## TASK PROMPT
Retype all of the listing exactly, passing over any picture you find.

────────────────────────────────────────

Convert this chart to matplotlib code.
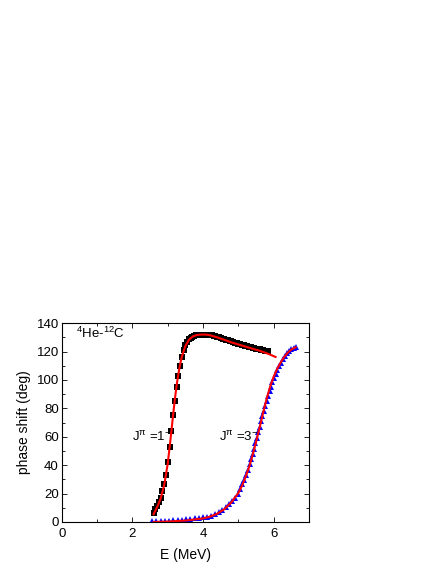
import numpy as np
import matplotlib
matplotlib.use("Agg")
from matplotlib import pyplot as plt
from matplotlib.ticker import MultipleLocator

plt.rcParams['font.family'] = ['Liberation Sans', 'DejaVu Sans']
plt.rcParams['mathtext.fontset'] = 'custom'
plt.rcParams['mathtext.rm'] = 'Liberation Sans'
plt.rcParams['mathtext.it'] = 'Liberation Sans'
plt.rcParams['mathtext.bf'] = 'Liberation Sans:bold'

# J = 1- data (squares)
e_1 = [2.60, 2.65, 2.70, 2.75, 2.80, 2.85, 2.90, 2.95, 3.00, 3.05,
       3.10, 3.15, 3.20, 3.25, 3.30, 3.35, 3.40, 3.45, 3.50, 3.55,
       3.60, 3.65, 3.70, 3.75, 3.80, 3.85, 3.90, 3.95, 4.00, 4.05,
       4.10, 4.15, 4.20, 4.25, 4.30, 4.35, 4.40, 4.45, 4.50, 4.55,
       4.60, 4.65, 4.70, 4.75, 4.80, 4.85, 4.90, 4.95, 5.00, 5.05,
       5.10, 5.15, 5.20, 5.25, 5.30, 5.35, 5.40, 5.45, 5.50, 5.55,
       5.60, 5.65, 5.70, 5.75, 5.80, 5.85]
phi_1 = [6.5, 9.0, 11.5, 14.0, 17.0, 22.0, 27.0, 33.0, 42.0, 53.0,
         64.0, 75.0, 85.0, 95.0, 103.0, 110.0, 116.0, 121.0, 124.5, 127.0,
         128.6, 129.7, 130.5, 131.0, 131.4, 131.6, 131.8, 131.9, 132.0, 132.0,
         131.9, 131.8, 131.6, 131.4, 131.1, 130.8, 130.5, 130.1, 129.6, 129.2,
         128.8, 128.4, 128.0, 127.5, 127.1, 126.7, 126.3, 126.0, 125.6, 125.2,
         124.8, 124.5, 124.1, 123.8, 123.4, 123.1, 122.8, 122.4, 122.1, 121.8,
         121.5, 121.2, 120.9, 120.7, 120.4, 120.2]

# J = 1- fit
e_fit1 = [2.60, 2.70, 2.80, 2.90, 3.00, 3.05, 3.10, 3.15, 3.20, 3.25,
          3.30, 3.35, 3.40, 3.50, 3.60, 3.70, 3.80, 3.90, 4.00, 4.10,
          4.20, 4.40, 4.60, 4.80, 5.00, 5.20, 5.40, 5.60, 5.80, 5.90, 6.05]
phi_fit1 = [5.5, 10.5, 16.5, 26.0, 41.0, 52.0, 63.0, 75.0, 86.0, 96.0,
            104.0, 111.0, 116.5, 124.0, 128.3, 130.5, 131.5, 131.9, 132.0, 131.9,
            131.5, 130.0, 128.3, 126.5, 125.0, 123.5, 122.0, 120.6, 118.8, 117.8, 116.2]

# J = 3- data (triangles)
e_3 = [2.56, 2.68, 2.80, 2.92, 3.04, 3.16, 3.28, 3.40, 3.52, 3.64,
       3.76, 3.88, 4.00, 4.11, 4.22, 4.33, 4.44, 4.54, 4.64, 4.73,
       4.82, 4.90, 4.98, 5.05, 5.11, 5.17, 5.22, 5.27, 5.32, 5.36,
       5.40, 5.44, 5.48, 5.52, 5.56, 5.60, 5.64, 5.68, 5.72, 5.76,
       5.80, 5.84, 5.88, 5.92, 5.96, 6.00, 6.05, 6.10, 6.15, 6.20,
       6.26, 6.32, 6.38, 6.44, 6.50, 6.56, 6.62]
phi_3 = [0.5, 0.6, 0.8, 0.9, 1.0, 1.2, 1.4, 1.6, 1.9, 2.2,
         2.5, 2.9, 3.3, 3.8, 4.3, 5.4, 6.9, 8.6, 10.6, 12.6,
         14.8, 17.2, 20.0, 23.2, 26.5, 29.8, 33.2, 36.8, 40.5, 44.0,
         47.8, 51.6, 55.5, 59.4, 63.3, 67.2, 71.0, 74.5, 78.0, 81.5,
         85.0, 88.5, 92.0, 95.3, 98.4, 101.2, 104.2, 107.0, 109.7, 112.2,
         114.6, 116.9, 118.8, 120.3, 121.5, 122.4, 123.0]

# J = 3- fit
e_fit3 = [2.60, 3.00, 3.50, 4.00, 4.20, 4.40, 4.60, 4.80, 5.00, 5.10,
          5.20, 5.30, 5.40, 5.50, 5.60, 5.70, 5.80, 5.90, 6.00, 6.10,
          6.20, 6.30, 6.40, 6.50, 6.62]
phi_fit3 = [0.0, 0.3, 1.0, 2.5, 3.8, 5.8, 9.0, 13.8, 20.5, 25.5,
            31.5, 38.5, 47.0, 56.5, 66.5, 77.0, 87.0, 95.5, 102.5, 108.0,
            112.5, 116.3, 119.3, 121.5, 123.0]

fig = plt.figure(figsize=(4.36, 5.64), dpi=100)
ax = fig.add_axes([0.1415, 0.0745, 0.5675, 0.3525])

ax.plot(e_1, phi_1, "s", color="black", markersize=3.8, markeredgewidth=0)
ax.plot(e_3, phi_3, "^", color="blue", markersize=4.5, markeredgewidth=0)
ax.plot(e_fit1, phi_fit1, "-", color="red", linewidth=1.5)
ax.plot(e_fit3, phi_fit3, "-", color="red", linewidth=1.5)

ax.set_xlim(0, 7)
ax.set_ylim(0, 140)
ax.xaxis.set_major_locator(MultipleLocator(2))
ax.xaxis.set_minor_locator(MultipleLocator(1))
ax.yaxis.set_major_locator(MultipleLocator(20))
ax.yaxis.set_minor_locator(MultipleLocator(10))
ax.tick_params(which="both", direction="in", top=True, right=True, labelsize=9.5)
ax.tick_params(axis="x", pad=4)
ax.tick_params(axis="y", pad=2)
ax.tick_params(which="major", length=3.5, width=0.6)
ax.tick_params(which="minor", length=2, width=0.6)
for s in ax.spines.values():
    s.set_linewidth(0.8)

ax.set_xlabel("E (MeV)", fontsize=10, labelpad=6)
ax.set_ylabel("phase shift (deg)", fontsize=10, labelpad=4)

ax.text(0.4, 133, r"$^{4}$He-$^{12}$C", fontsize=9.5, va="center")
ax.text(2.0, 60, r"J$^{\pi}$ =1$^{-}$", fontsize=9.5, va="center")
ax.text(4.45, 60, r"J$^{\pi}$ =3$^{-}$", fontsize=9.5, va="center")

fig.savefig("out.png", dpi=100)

────────────────────────────────────────

## WRITTEN REPLY
Convert this chart to matplotlib code.
import numpy as np
import matplotlib
matplotlib.use("Agg")
from matplotlib import pyplot as plt
from matplotlib.ticker import MultipleLocator

plt.rcParams['font.family'] = ['Liberation Sans', 'DejaVu Sans']
plt.rcParams['mathtext.fontset'] = 'custom'
plt.rcParams['mathtext.rm'] = 'Liberation Sans'
plt.rcParams['mathtext.it'] = 'Liberation Sans'
plt.rcParams['mathtext.bf'] = 'Liberation Sans:bold'

# J = 1- data (squares)
e_1 = [2.60, 2.65, 2.70, 2.75, 2.80, 2.85, 2.90, 2.95, 3.00, 3.05,
       3.10, 3.15, 3.20, 3.25, 3.30, 3.35, 3.40, 3.45, 3.50, 3.55,
       3.60, 3.65, 3.70, 3.75, 3.80, 3.85, 3.90, 3.95, 4.00, 4.05,
       4.10, 4.15, 4.20, 4.25, 4.30, 4.35, 4.40, 4.45, 4.50, 4.55,
       4.60, 4.65, 4.70, 4.75, 4.80, 4.85, 4.90, 4.95, 5.00, 5.05,
       5.10, 5.15, 5.20, 5.25, 5.30, 5.35, 5.40, 5.45, 5.50, 5.55,
       5.60, 5.65, 5.70, 5.75, 5.80, 5.85]
phi_1 = [6.5, 9.0, 11.5, 14.0, 17.0, 22.0, 27.0, 33.0, 42.0, 53.0,
         64.0, 75.0, 85.0, 95.0, 103.0, 110.0, 116.0, 121.0, 124.5, 127.0,
         128.6, 129.7, 130.5, 131.0, 131.4, 131.6, 131.8, 131.9, 132.0, 132.0,
         131.9, 131.8, 131.6, 131.4, 131.1, 130.8, 130.5, 130.1, 129.6, 129.2,
         128.8, 128.4, 128.0, 127.5, 127.1, 126.7, 126.3, 126.0, 125.6, 125.2,
         124.8, 124.5, 124.1, 123.8, 123.4, 123.1, 122.8, 122.4, 122.1, 121.8,
         121.5, 121.2, 120.9, 120.7, 120.4, 120.2]

# J = 1- fit
e_fit1 = [2.60, 2.70, 2.80, 2.90, 3.00, 3.05, 3.10, 3.15, 3.20, 3.25,
          3.30, 3.35, 3.40, 3.50, 3.60, 3.70, 3.80, 3.90, 4.00, 4.10,
          4.20, 4.40, 4.60, 4.80, 5.00, 5.20, 5.40, 5.60, 5.80, 5.90, 6.05]
phi_fit1 = [5.5, 10.5, 16.5, 26.0, 41.0, 52.0, 63.0, 75.0, 86.0, 96.0,
            104.0, 111.0, 116.5, 124.0, 128.3, 130.5, 131.5, 131.9, 132.0, 131.9,
            131.5, 130.0, 128.3, 126.5, 125.0, 123.5, 122.0, 120.6, 118.8, 117.8, 116.2]

# J = 3- data (triangles)
e_3 = [2.56, 2.68, 2.80, 2.92, 3.04, 3.16, 3.28, 3.40, 3.52, 3.64,
       3.76, 3.88, 4.00, 4.11, 4.22, 4.33, 4.44, 4.54, 4.64, 4.73,
       4.82, 4.90, 4.98, 5.05, 5.11, 5.17, 5.22, 5.27, 5.32, 5.36,
       5.40, 5.44, 5.48, 5.52, 5.56, 5.60, 5.64, 5.68, 5.72, 5.76,
       5.80, 5.84, 5.88, 5.92, 5.96, 6.00, 6.05, 6.10, 6.15, 6.20,
       6.26, 6.32, 6.38, 6.44, 6.50, 6.56, 6.62]
phi_3 = [0.5, 0.6, 0.8, 0.9, 1.0, 1.2, 1.4, 1.6, 1.9, 2.2,
         2.5, 2.9, 3.3, 3.8, 4.3, 5.4, 6.9, 8.6, 10.6, 12.6,
         14.8, 17.2, 20.0, 23.2, 26.5, 29.8, 33.2, 36.8, 40.5, 44.0,
         47.8, 51.6, 55.5, 59.4, 63.3, 67.2, 71.0, 74.5, 78.0, 81.5,
         85.0, 88.5, 92.0, 95.3, 98.4, 101.2, 104.2, 107.0, 109.7, 112.2,
         114.6, 116.9, 118.8, 120.3, 121.5, 122.4, 123.0]

# J = 3- fit
e_fit3 = [2.60, 3.00, 3.50, 4.00, 4.20, 4.40, 4.60, 4.80, 5.00, 5.10,
          5.20, 5.30, 5.40, 5.50, 5.60, 5.70, 5.80, 5.90, 6.00, 6.10,
          6.20, 6.30, 6.40, 6.50, 6.62]
phi_fit3 = [0.0, 0.3, 1.0, 2.5, 3.8, 5.8, 9.0, 13.8, 20.5, 25.5,
            31.5, 38.5, 47.0, 56.5, 66.5, 77.0, 87.0, 95.5, 102.5, 108.0,
            112.5, 116.3, 119.3, 121.5, 123.0]

fig = plt.figure(figsize=(4.36, 5.64), dpi=100)
ax = fig.add_axes([0.1415, 0.0745, 0.5675, 0.3525])

ax.plot(e_1, phi_1, "s", color="black", markersize=3.8, markeredgewidth=0)
ax.plot(e_3, phi_3, "^", color="blue", markersize=4.5, markeredgewidth=0)
ax.plot(e_fit1, phi_fit1, "-", color="red", linewidth=1.5)
ax.plot(e_fit3, phi_fit3, "-", color="red", linewidth=1.5)

ax.set_xlim(0, 7)
ax.set_ylim(0, 140)
ax.xaxis.set_major_locator(MultipleLocator(2))
ax.xaxis.set_minor_locator(MultipleLocator(1))
ax.yaxis.set_major_locator(MultipleLocator(20))
ax.yaxis.set_minor_locator(MultipleLocator(10))
ax.tick_params(which="both", direction="in", top=True, right=True, labelsize=9.5)
ax.tick_params(axis="x", pad=4)
ax.tick_params(axis="y", pad=2)
ax.tick_params(which="major", length=3.5, width=0.6)
ax.tick_params(which="minor", length=2, width=0.6)
for s in ax.spines.values():
    s.set_linewidth(0.8)

ax.set_xlabel("E (MeV)", fontsize=10, labelpad=6)
ax.set_ylabel("phase shift (deg)", fontsize=10, labelpad=4)

ax.text(0.4, 133, r"$^{4}$He-$^{12}$C", fontsize=9.5, va="center")
ax.text(2.0, 60, r"J$^{\pi}$ =1$^{-}$", fontsize=9.5, va="center")
ax.text(4.45, 60, r"J$^{\pi}$ =3$^{-}$", fontsize=9.5, va="center")

fig.savefig("out.png", dpi=100)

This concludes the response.